IL&FS-led NBFC liquidity crisis has been a wake-up call for the RBI
The IL&FS office building in Mumbai. The general market sentiment is stacked up against non-banking financial companies (NBFC) but some mutual funds have shown the discretion to not shun all of them. Wikipedia

A massive Rs 67,000 crore flight of mutual fund deposits may be behind the liquidity crunch that non-banking financial companies (NBFC), also known as shadow banks, face now, media reports say. The liquidity crisis unfolding in India's shadow banking sector from September had a cascading effect driving mutual funds that had lent heavily to these companies to cut their risk, progressively reducing their exposure.

Some estimates say mutual funds still have a whopping Rs 3.12-trillion exposure to NBFCs and housing finance companies (HFCs), a report in the Mint says. This adds up to 12.5 per cent of the assets under mutual funds' management. The liquidity crisis is threatening to decelerate the national economy's economic growth and is a big challenge to the newly appointed Finance Minister Nirmala Sitharaman in Prime Minister Narendra Modi's Cabinet after returning to power with a massive majority in the Lok Sabha elections. Sitharaman is set to present her maiden Union Budget on July 5. The Reserve Bank of India's (RBI) efforts at pumping in more liquidity into the market have not yet begun showing results.

A series of defaults by the Infrastructure Leasing and Financial Services Ltd (IL&FS) group companies in September 2018 triggered the crisis in the sector.
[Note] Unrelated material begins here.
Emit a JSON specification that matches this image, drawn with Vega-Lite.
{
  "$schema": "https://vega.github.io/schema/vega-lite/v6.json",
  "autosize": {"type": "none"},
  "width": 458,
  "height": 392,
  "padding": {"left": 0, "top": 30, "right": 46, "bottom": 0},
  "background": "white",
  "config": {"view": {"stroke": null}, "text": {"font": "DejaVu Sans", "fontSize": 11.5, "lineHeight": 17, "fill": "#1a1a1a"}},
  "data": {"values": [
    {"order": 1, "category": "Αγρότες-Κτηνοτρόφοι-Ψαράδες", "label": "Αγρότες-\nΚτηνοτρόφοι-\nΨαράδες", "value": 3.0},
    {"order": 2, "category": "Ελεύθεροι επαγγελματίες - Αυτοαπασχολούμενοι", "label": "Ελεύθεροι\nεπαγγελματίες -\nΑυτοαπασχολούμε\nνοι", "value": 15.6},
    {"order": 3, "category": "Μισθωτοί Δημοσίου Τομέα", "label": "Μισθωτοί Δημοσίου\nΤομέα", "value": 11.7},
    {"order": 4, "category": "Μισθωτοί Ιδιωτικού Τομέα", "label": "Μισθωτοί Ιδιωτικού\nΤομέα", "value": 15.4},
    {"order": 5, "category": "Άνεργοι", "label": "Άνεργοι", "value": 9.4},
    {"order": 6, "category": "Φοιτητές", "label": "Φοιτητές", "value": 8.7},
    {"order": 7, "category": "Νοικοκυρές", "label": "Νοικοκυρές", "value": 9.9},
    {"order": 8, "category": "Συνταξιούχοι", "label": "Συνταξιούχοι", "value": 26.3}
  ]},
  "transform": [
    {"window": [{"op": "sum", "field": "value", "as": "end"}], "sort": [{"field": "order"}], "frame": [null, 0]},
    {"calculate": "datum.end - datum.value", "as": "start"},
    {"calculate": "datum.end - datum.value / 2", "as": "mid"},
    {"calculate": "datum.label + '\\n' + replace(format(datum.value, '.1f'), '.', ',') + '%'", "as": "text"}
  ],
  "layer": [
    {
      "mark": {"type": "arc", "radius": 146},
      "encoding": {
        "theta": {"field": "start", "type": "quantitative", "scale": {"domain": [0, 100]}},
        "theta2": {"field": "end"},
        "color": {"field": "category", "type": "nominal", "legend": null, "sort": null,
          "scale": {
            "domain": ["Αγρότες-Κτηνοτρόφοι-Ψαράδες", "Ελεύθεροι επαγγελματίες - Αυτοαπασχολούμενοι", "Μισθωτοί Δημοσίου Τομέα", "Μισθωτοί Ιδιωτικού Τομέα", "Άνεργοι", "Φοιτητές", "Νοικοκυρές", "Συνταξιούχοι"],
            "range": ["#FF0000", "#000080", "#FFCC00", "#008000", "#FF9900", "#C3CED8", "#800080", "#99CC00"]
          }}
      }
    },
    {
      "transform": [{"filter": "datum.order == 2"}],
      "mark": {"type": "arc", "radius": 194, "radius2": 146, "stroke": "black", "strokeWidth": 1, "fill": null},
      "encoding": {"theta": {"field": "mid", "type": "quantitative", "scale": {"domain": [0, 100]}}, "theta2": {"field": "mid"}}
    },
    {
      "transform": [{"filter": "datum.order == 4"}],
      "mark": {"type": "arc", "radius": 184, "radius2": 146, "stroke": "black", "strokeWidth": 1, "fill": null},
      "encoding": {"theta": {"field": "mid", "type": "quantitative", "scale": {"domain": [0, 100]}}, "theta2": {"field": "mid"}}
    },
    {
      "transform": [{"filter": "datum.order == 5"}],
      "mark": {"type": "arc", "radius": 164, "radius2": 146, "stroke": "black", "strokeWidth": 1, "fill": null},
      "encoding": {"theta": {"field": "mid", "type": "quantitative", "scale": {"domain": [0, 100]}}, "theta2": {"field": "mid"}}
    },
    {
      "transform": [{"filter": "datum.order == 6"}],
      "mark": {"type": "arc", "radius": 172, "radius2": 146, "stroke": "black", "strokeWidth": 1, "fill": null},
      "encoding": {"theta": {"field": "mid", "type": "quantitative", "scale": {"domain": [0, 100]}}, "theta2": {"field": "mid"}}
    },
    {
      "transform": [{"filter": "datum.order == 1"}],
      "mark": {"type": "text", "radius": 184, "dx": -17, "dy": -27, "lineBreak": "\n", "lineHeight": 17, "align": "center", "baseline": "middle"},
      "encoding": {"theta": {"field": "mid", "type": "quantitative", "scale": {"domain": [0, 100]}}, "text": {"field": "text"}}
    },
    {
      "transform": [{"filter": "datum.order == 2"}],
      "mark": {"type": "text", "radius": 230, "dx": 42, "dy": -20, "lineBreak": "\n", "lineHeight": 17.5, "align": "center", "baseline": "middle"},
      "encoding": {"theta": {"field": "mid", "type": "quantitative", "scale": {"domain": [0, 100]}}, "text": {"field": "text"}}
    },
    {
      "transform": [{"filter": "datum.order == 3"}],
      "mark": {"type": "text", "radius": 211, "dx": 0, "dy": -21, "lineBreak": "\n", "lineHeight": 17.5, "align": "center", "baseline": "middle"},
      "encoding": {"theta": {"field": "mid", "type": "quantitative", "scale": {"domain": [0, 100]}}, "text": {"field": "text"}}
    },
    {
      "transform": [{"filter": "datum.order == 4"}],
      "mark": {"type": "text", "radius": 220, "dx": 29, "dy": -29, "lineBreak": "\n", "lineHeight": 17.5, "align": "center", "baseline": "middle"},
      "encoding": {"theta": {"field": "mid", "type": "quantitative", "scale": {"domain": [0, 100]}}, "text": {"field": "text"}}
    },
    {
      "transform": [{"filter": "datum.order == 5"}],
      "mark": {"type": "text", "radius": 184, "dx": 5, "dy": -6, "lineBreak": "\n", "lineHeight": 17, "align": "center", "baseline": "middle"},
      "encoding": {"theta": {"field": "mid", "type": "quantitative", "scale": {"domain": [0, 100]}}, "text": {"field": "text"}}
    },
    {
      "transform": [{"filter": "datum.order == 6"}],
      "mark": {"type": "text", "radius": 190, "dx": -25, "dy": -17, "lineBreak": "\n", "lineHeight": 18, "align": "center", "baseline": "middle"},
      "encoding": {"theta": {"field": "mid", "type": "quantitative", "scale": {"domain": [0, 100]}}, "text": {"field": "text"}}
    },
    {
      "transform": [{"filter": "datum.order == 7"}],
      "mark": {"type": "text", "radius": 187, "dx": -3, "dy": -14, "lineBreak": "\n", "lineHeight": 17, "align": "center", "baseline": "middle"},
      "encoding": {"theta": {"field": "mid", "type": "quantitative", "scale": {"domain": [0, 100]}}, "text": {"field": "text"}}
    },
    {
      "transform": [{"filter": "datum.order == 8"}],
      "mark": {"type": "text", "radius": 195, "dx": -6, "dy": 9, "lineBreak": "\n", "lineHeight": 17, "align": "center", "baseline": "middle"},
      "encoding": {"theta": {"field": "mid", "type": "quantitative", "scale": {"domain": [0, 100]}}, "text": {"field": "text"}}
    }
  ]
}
The IL&FS collapse has forced fund managers to write off nearly Rs 3,000 crore NBFC investments, the report says. The recent loan repayment default and rating downgrade of the debt papers of Dewan Housing Finance Ltd (DHFL) have worsened the crisis in NBFC sector and threaten to suck in the mutual fund sector into the vortex. Reports say about 165 mutual funds have exposure of about Rs 5,336 crore to DHFL, many of them more than the 10 per cent single scheme exposure limit that Securities and Exchange Board of India (Sebi) has mandated.

A woman walks past a signboard of Dewan Housing Finance Corporation Ltd. (DHFL) outside its office on the outskirts of Mumbai, January 31, 2019. REUTERS/Francis Mascarenhas/File Photo

However, DHFL paid out its obligation to fixed maturity plans of Reliance Mutual Fund on June 7, according to the report. Asset management companies (AMC) have been reducing their exposure to shadow bans every month by not rolling over their debt and selling their loans.
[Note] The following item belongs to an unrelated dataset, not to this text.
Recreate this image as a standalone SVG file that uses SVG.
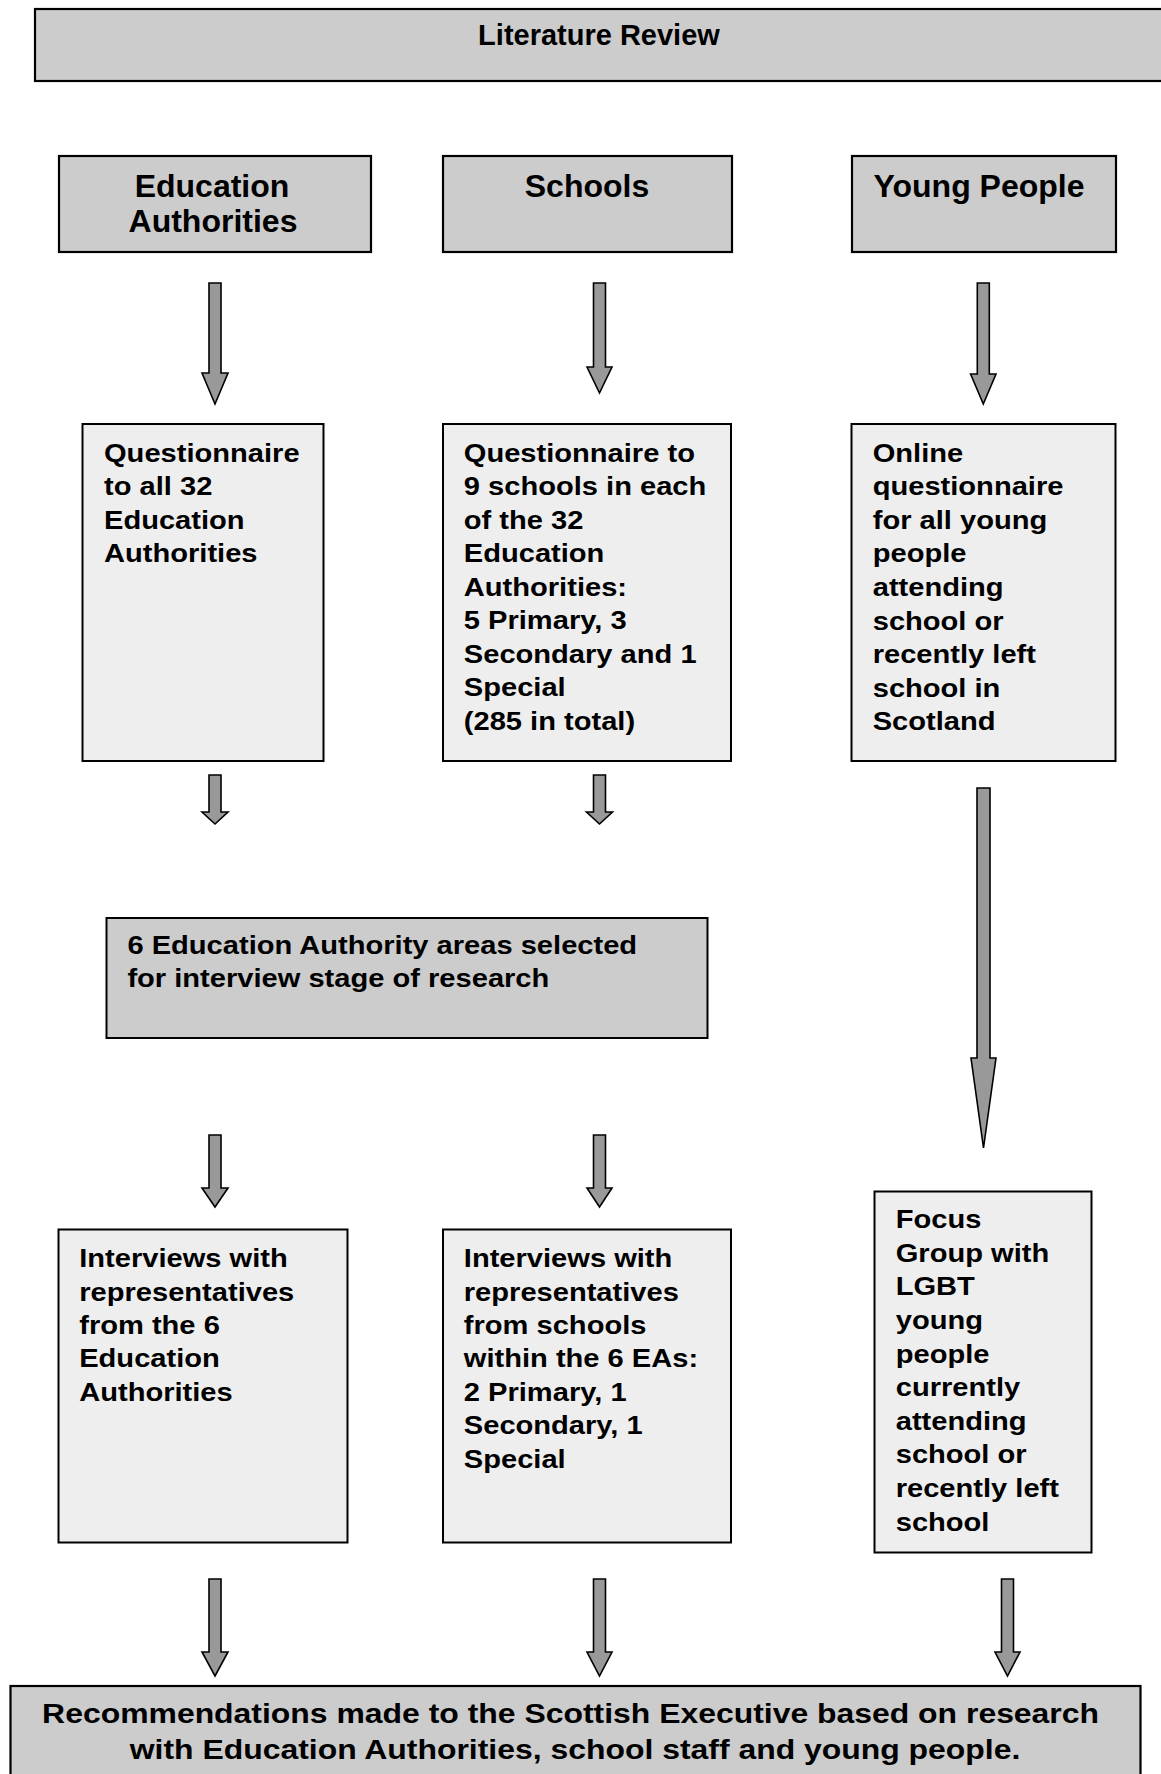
<svg xmlns="http://www.w3.org/2000/svg" width="1161" height="1774" viewBox="0 0 1161 1774">
<style>
  .hdr { fill: #cccccc; stroke: #000; stroke-width: 2.2; }
  .box { fill: #eeeeee; stroke: #000; stroke-width: 2; }
  .arr { fill: #999999; stroke: #000; stroke-width: 1.6; stroke-linejoin: miter; }
  text { font-family: "Liberation Sans", Arial, sans-serif; font-weight: bold; fill: #000; }
  .h32 { font-size: 32px; text-anchor: middle; }
  .t29 { font-size: 29px; text-anchor: middle; }
  .body { font-size: 25.6px; }
  .bot { font-size: 28px; text-anchor: middle; }
</style>
<rect x="0" y="0" width="1161" height="1774" fill="#ffffff"/>

<g id="literature-review">
  <rect class="hdr" x="35" y="9" width="1140" height="72"/>
  <text class="t29" x="599" y="45">Literature Review</text>
</g>

<g id="education-authorities">
  <rect class="hdr" x="59" y="156" width="312" height="96"/>
  <text class="h32" x="212" y="196.7">Education</text>
  <text class="h32" x="213" y="231.7">Authorities</text>
</g>

<g id="schools">
  <rect class="hdr" x="443" y="156" width="289" height="96"/>
  <text class="h32" x="587" y="196.7">Schools</text>
</g>

<g id="young-people">
  <rect class="hdr" x="852" y="156" width="264" height="96"/>
  <text class="h32" x="979" y="196.7">Young People</text>
</g>

<g id="ea-questionnaire">
  <rect class="box" x="82.5" y="424" width="241" height="337"/>
  <text class="body" transform="translate(104,461.7) scale(1.137,1)">
    <tspan x="0" dy="0">Questionnaire</tspan>
    <tspan x="0" dy="33.5">to all 32</tspan>
    <tspan x="0" dy="33.5">Education</tspan>
    <tspan x="0" dy="33.5">Authorities</tspan>
  </text>
</g>

<g id="schools-questionnaire">
  <rect class="box" x="443" y="424" width="288" height="337"/>
  <text class="body" transform="translate(463.8,461.7) scale(1.137,1)">
    <tspan x="0" dy="0">Questionnaire to</tspan>
    <tspan x="0" dy="33.5">9 schools in each</tspan>
    <tspan x="0" dy="33.5">of the 32</tspan>
    <tspan x="0" dy="33.5">Education</tspan>
    <tspan x="0" dy="33.5">Authorities:</tspan>
    <tspan x="0" dy="33.5">5 Primary, 3</tspan>
    <tspan x="0" dy="33.5">Secondary and 1</tspan>
    <tspan x="0" dy="33.5">Special</tspan>
    <tspan x="0" dy="33.5">(285 in total)</tspan>
  </text>
</g>

<g id="online-questionnaire">
  <rect class="box" x="851.5" y="424" width="264" height="337"/>
  <text class="body" transform="translate(872.7,461.7) scale(1.137,1)">
    <tspan x="0" dy="0">Online</tspan>
    <tspan x="0" dy="33.6">questionnaire</tspan>
    <tspan x="0" dy="33.6">for all young</tspan>
    <tspan x="0" dy="33.6">people</tspan>
    <tspan x="0" dy="33.6">attending</tspan>
    <tspan x="0" dy="33.6">school or</tspan>
    <tspan x="0" dy="33.6">recently left</tspan>
    <tspan x="0" dy="33.6">school in</tspan>
    <tspan x="0" dy="33.6">Scotland</tspan>
  </text>
</g>

<g id="six-ea-selected">
  <rect class="hdr" x="106.5" y="918" width="601" height="120" style="stroke-width:2"/>
  <text class="body" transform="translate(127.4,954) scale(1.137,1)">
    <tspan x="0" dy="0">6 Education Authority areas selected</tspan>
    <tspan x="0" dy="33.3">for interview stage of research</tspan>
  </text>
</g>

<g id="ea-interviews">
  <rect class="box" x="58.5" y="1229.5" width="289" height="313"/>
  <text class="body" transform="translate(79.2,1267.3) scale(1.137,1)">
    <tspan x="0" dy="0">Interviews with</tspan>
    <tspan x="0" dy="33.4">representatives</tspan>
    <tspan x="0" dy="33.4">from the 6</tspan>
    <tspan x="0" dy="33.4">Education</tspan>
    <tspan x="0" dy="33.4">Authorities</tspan>
  </text>
</g>

<g id="school-interviews">
  <rect class="box" x="443" y="1229.5" width="288" height="313"/>
  <text class="body" transform="translate(463.8,1267.3) scale(1.137,1)">
    <tspan x="0" dy="0">Interviews with</tspan>
    <tspan x="0" dy="33.4">representatives</tspan>
    <tspan x="0" dy="33.4">from schools</tspan>
    <tspan x="0" dy="33.4">within the 6 EAs:</tspan>
    <tspan x="0" dy="33.4">2 Primary, 1</tspan>
    <tspan x="0" dy="33.4">Secondary, 1</tspan>
    <tspan x="0" dy="33.4">Special</tspan>
  </text>
</g>

<g id="focus-group">
  <rect class="box" x="874.5" y="1191.5" width="217" height="361"/>
  <text class="body" transform="translate(895.7,1228.3) scale(1.137,1)">
    <tspan x="0" dy="0">Focus</tspan>
    <tspan x="0" dy="33.6">Group with</tspan>
    <tspan x="0" dy="33.6">LGBT</tspan>
    <tspan x="0" dy="33.6">young</tspan>
    <tspan x="0" dy="33.6">people</tspan>
    <tspan x="0" dy="33.6">currently</tspan>
    <tspan x="0" dy="33.6">attending</tspan>
    <tspan x="0" dy="33.6">school or</tspan>
    <tspan x="0" dy="33.6">recently left</tspan>
    <tspan x="0" dy="33.6">school</tspan>
  </text>
</g>

<g id="recommendations">
  <rect class="hdr" x="10.5" y="1686" width="1130" height="100"/>
  <text class="bot" transform="translate(575,1723.3) scale(1.14,1)">
    <tspan x="0" dy="0">Recommendations made to the Scottish Executive based on research</tspan>
    <tspan x="0" dy="36">with Education Authorities, school staff and young people.</tspan>
  </text>
</g>

<g id="connectors">
  <polygon class="arr" points="209,283 221,283 221,373 228,373 215,404 202,373 209,373"/>
  <polygon class="arr" points="593.5,283 605.5,283 605.5,367 612,367 599.5,393 587,367 593.5,367"/>
  <polygon class="arr" points="977.3,283 989.3,283 989.3,374 996,374 983.3,404 970.6,374 977.3,374"/>

  <polygon class="arr" points="209,775 221,775 221,812 228,812 215,824 202,812 209,812"/>
  <polygon class="arr" points="593.5,775 605.5,775 605.5,812 612.5,812 599.5,824 586.5,812 593.5,812"/>
  <polygon class="arr" points="977,788 990,788 990,1058 996,1058 983.5,1148 971,1058 977,1058"/>

  <polygon class="arr" points="209,1135 221,1135 221,1188 228,1188 215,1207 202,1188 209,1188"/>
  <polygon class="arr" points="593.5,1135 605.5,1135 605.5,1188 612,1188 599.5,1207 587,1188 593.5,1188"/>

  <polygon class="arr" points="209,1579 221,1579 221,1652 228,1652 215,1676 202,1652 209,1652"/>
  <polygon class="arr" points="593.5,1579 605.5,1579 605.5,1652 612,1652 599.5,1676 587,1652 593.5,1652"/>
  <polygon class="arr" points="1001.5,1579 1013.5,1579 1013.5,1652 1020,1652 1007.5,1676 995,1652 1001.5,1652"/>
</g>
</svg>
Mutual funds disclosures show AMCs have cut exposure to group companies of IndiaIndiabulls, Piramal, DHFL, IIFL Holdings, IL&FS and Edelweiss. "Many NBFCs have liquidity, but the sentiment towards the sector is not favourable, which is perhaps the reason for such a swing in exposure," the report quotes Arvind Chari, head of fixed income at Quantum Mutual Fund, saying. "Some of the sentimental concern is based on balance sheet related to real estate exposure or simply the worry that will the NBFC find refinancing or not."

However, mutual funds have not been painting all NBFCs with the same brush, the report suggests. During the period, the funds increased their exposure to some NBFCs such as Bajaj Finance, Muthoot Finance, HDB Financial Services (a unit of HDFC Bank), Kotak Mahindra Investments and Sundaram Finance. "This signifies that AMCs are perhaps not gloomy about the NBFC story and do not see it as a systemic issue," said an unidentified official of an AMC. "Even in NBFCs where we have reduced exposure, we are still convinced of the story. We are adhering to client demands to reduce our exposure to certain NBFCs and HFCs."